Today, we have many options to control a door. My mentor and father, Don Loss, always believed that the best door control was attained by using a properly adjusted top jamb-mounted closer to control the door and an overhead stop or holder to “stop” or hold open the door. A top jamb-mounted closer was important, because rotation of the double lever arm displaced more hydraulic fluid in the closer, which equaled better door control. A properly adjusted backcheck hydraulically dampens the opening “shock” of the door, while the spring-loaded shock absorber in an overhead stop ultimately stops the door. I believe that this combination when installed and adjusted properly delivers optimum door control.

What’s the compatibility of door holders with door closers?
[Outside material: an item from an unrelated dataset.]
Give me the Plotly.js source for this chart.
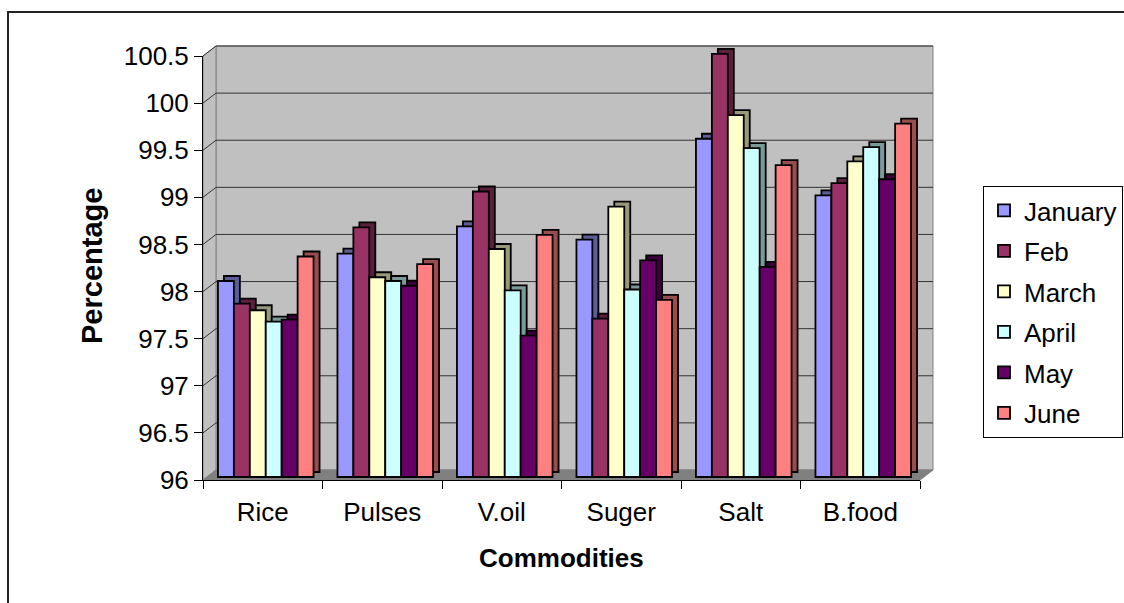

Obviously, both are mounted in the same area of the door and can conflict if not detailed and ordered correctly. And please don’t forget about weatherstripping, because head seals also are mounted to the frame stop where soffit shoes of surface closers and overhead holders are located. Door closer and overhead holder manufacturers can provide layouts and special templates for a variety of door closer, overhead stop or holder and weatherstrip combinations.

What’s important to know with respect to detailing and proper ordering?

The builders hardware supplier who is detailing the job has to see where those products are installed on the door and frame, and then they’ll know which models to use.

Typically, the door closer manufacturer would have a reference chart that says, “you want to use this closer? OK, you can use this door holder. However we have to put a special bracket on the overhead stop,” and you have to order the door closer with some special drop plate or bracket to make those two items fit on the door. However it’s specified, it comes down to detailing it correctly.